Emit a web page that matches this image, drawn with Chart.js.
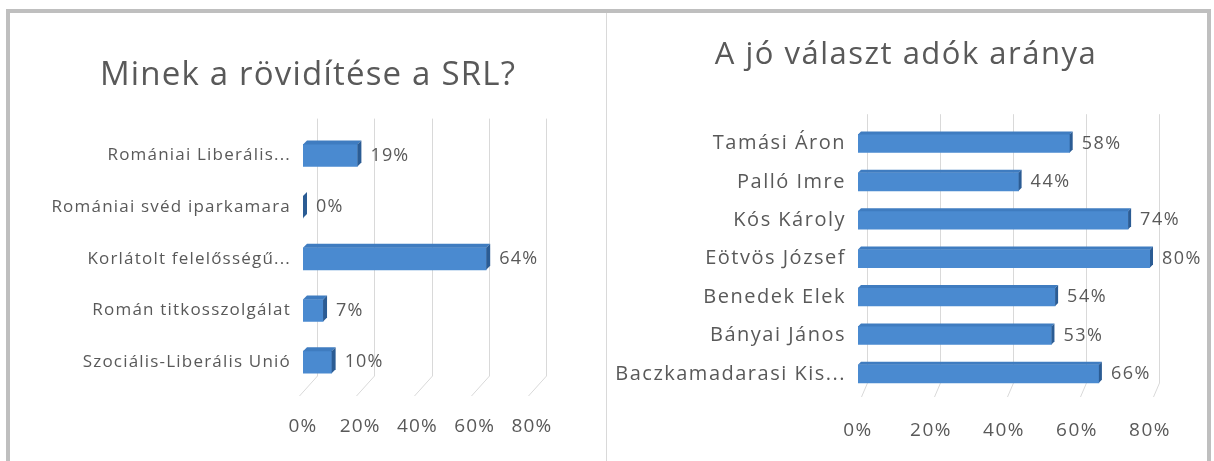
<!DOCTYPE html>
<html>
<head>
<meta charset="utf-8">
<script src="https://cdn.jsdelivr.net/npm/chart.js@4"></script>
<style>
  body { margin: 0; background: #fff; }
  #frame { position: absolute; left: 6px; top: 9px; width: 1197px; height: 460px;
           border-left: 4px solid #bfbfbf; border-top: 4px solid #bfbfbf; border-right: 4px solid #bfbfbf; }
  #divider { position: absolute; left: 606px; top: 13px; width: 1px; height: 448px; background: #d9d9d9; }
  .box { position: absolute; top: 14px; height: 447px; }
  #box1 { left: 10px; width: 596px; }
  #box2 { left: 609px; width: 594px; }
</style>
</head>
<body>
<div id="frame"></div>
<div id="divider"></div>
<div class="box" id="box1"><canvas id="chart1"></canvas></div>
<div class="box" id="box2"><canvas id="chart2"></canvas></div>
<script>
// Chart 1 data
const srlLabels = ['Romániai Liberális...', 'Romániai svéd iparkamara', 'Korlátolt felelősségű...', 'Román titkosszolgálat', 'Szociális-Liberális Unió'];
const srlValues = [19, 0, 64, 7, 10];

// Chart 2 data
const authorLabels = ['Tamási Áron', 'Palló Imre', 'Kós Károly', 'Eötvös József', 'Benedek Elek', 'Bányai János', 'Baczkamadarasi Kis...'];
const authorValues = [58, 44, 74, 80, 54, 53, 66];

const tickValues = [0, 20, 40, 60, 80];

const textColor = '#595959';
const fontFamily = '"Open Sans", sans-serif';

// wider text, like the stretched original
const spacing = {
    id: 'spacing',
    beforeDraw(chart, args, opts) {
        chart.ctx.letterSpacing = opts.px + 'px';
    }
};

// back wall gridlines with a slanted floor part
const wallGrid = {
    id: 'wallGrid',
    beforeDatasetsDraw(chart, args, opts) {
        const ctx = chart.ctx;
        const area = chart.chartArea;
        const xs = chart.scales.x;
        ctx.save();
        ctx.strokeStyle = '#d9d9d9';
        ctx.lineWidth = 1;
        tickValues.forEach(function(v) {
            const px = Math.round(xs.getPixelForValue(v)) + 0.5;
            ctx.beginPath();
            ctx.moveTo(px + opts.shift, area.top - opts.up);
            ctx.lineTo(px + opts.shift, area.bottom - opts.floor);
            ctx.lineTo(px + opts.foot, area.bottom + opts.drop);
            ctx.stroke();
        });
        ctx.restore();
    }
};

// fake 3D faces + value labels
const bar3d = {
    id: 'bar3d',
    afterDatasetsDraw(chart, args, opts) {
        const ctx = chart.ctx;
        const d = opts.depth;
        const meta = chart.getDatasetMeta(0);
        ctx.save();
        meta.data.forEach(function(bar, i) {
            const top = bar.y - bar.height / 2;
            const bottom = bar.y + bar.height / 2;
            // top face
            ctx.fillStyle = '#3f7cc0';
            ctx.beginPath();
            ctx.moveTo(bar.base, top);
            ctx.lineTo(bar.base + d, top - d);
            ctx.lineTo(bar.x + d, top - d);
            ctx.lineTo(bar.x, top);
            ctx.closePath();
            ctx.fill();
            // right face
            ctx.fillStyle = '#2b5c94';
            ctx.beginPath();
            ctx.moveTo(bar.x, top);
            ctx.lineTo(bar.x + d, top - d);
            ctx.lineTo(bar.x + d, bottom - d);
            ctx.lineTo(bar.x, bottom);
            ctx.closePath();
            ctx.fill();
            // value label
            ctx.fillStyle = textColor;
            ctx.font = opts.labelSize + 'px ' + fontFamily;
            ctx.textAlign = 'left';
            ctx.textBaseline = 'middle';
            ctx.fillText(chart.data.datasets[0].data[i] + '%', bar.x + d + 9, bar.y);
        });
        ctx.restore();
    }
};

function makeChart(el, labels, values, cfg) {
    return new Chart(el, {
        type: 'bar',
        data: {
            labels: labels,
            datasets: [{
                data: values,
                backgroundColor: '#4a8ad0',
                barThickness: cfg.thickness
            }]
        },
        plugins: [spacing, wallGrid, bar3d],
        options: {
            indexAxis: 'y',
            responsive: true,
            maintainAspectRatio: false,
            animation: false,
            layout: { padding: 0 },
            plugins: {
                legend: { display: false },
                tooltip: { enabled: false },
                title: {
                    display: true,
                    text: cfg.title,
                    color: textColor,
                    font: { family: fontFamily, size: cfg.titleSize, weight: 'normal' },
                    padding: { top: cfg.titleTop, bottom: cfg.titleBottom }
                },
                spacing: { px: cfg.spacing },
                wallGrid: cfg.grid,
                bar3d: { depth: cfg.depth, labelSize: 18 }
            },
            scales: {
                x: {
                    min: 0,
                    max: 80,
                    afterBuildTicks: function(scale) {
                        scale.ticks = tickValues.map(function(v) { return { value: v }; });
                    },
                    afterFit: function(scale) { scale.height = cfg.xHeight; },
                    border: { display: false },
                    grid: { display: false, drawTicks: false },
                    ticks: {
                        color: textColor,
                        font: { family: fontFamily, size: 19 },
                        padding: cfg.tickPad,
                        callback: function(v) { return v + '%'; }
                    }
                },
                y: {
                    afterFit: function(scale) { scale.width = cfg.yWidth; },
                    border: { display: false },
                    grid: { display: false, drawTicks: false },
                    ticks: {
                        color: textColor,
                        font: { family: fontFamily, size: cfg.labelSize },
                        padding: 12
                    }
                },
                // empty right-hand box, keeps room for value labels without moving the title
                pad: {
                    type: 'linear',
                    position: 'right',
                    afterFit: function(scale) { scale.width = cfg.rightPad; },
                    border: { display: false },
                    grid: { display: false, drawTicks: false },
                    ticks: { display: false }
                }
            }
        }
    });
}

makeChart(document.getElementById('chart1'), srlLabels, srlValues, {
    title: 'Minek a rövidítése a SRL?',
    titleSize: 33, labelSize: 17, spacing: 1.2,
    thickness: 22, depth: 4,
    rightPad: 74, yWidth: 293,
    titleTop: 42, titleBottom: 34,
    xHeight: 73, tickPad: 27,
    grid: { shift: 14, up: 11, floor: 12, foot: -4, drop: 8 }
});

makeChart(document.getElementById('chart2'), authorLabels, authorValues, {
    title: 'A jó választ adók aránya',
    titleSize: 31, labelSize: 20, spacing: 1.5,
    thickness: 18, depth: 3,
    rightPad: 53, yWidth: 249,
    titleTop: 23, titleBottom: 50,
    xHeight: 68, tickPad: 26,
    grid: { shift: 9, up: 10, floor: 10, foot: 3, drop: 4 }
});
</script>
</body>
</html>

_To be done_
Your task is to reproduce all of the material exactly. The pictures stay out.

_Output for this task_
Emit a web page that matches this image, drawn with Chart.js.
<!DOCTYPE html>
<html>
<head>
<meta charset="utf-8">
<script src="https://cdn.jsdelivr.net/npm/chart.js@4"></script>
<style>
  body { margin: 0; background: #fff; }
  #frame { position: absolute; left: 6px; top: 9px; width: 1197px; height: 460px;
           border-left: 4px solid #bfbfbf; border-top: 4px solid #bfbfbf; border-right: 4px solid #bfbfbf; }
  #divider { position: absolute; left: 606px; top: 13px; width: 1px; height: 448px; background: #d9d9d9; }
  .box { position: absolute; top: 14px; height: 447px; }
  #box1 { left: 10px; width: 596px; }
  #box2 { left: 609px; width: 594px; }
</style>
</head>
<body>
<div id="frame"></div>
<div id="divider"></div>
<div class="box" id="box1"><canvas id="chart1"></canvas></div>
<div class="box" id="box2"><canvas id="chart2"></canvas></div>
<script>
// Chart 1 data
const srlLabels = ['Romániai Liberális...', 'Romániai svéd iparkamara', 'Korlátolt felelősségű...', 'Román titkosszolgálat', 'Szociális-Liberális Unió'];
const srlValues = [19, 0, 64, 7, 10];

// Chart 2 data
const authorLabels = ['Tamási Áron', 'Palló Imre', 'Kós Károly', 'Eötvös József', 'Benedek Elek', 'Bányai János', 'Baczkamadarasi Kis...'];
const authorValues = [58, 44, 74, 80, 54, 53, 66];

const tickValues = [0, 20, 40, 60, 80];

const textColor = '#595959';
const fontFamily = '"Open Sans", sans-serif';

// wider text, like the stretched original
const spacing = {
    id: 'spacing',
    beforeDraw(chart, args, opts) {
        chart.ctx.letterSpacing = opts.px + 'px';
    }
};

// back wall gridlines with a slanted floor part
const wallGrid = {
    id: 'wallGrid',
    beforeDatasetsDraw(chart, args, opts) {
        const ctx = chart.ctx;
        const area = chart.chartArea;
        const xs = chart.scales.x;
        ctx.save();
        ctx.strokeStyle = '#d9d9d9';
        ctx.lineWidth = 1;
        tickValues.forEach(function(v) {
            const px = Math.round(xs.getPixelForValue(v)) + 0.5;
            ctx.beginPath();
            ctx.moveTo(px + opts.shift, area.top - opts.up);
            ctx.lineTo(px + opts.shift, area.bottom - opts.floor);
            ctx.lineTo(px + opts.foot, area.bottom + opts.drop);
            ctx.stroke();
        });
        ctx.restore();
    }
};

// fake 3D faces + value labels
const bar3d = {
    id: 'bar3d',
    afterDatasetsDraw(chart, args, opts) {
        const ctx = chart.ctx;
        const d = opts.depth;
        const meta = chart.getDatasetMeta(0);
        ctx.save();
        meta.data.forEach(function(bar, i) {
            const top = bar.y - bar.height / 2;
            const bottom = bar.y + bar.height / 2;
            // top face
            ctx.fillStyle = '#3f7cc0';
            ctx.beginPath();
            ctx.moveTo(bar.base, top);
            ctx.lineTo(bar.base + d, top - d);
            ctx.lineTo(bar.x + d, top - d);
            ctx.lineTo(bar.x, top);
            ctx.closePath();
            ctx.fill();
            // right face
            ctx.fillStyle = '#2b5c94';
            ctx.beginPath();
            ctx.moveTo(bar.x, top);
            ctx.lineTo(bar.x + d, top - d);
            ctx.lineTo(bar.x + d, bottom - d);
            ctx.lineTo(bar.x, bottom);
            ctx.closePath();
            ctx.fill();
            // value label
            ctx.fillStyle = textColor;
            ctx.font = opts.labelSize + 'px ' + fontFamily;
            ctx.textAlign = 'left';
            ctx.textBaseline = 'middle';
            ctx.fillText(chart.data.datasets[0].data[i] + '%', bar.x + d + 9, bar.y);
        });
        ctx.restore();
    }
};

function makeChart(el, labels, values, cfg) {
    return new Chart(el, {
        type: 'bar',
        data: {
            labels: labels,
            datasets: [{
                data: values,
                backgroundColor: '#4a8ad0',
                barThickness: cfg.thickness
            }]
        },
        plugins: [spacing, wallGrid, bar3d],
        options: {
            indexAxis: 'y',
            responsive: true,
            maintainAspectRatio: false,
            animation: false,
            layout: { padding: 0 },
            plugins: {
                legend: { display: false },
                tooltip: { enabled: false },
                title: {
                    display: true,
                    text: cfg.title,
                    color: textColor,
                    font: { family: fontFamily, size: cfg.titleSize, weight: 'normal' },
                    padding: { top: cfg.titleTop, bottom: cfg.titleBottom }
                },
                spacing: { px: cfg.spacing },
                wallGrid: cfg.grid,
                bar3d: { depth: cfg.depth, labelSize: 18 }
            },
            scales: {
                x: {
                    min: 0,
                    max: 80,
                    afterBuildTicks: function(scale) {
                        scale.ticks = tickValues.map(function(v) { return { value: v }; });
                    },
                    afterFit: function(scale) { scale.height = cfg.xHeight; },
                    border: { display: false },
                    grid: { display: false, drawTicks: false },
                    ticks: {
                        color: textColor,
                        font: { family: fontFamily, size: 19 },
                        padding: cfg.tickPad,
                        callback: function(v) { return v + '%'; }
                    }
                },
                y: {
                    afterFit: function(scale) { scale.width = cfg.yWidth; },
                    border: { display: false },
                    grid: { display: false, drawTicks: false },
                    ticks: {
                        color: textColor,
                        font: { family: fontFamily, size: cfg.labelSize },
                        padding: 12
                    }
                },
                // empty right-hand box, keeps room for value labels without moving the title
                pad: {
                    type: 'linear',
                    position: 'right',
                    afterFit: function(scale) { scale.width = cfg.rightPad; },
                    border: { display: false },
                    grid: { display: false, drawTicks: false },
                    ticks: { display: false }
                }
            }
        }
    });
}

makeChart(document.getElementById('chart1'), srlLabels, srlValues, {
    title: 'Minek a rövidítése a SRL?',
    titleSize: 33, labelSize: 17, spacing: 1.2,
    thickness: 22, depth: 4,
    rightPad: 74, yWidth: 293,
    titleTop: 42, titleBottom: 34,
    xHeight: 73, tickPad: 27,
    grid: { shift: 14, up: 11, floor: 12, foot: -4, drop: 8 }
});

makeChart(document.getElementById('chart2'), authorLabels, authorValues, {
    title: 'A jó választ adók aránya',
    titleSize: 31, labelSize: 20, spacing: 1.5,
    thickness: 18, depth: 3,
    rightPad: 53, yWidth: 249,
    titleTop: 23, titleBottom: 50,
    xHeight: 68, tickPad: 26,
    grid: { shift: 9, up: 10, floor: 10, foot: 3, drop: 4 }
});
</script>
</body>
</html>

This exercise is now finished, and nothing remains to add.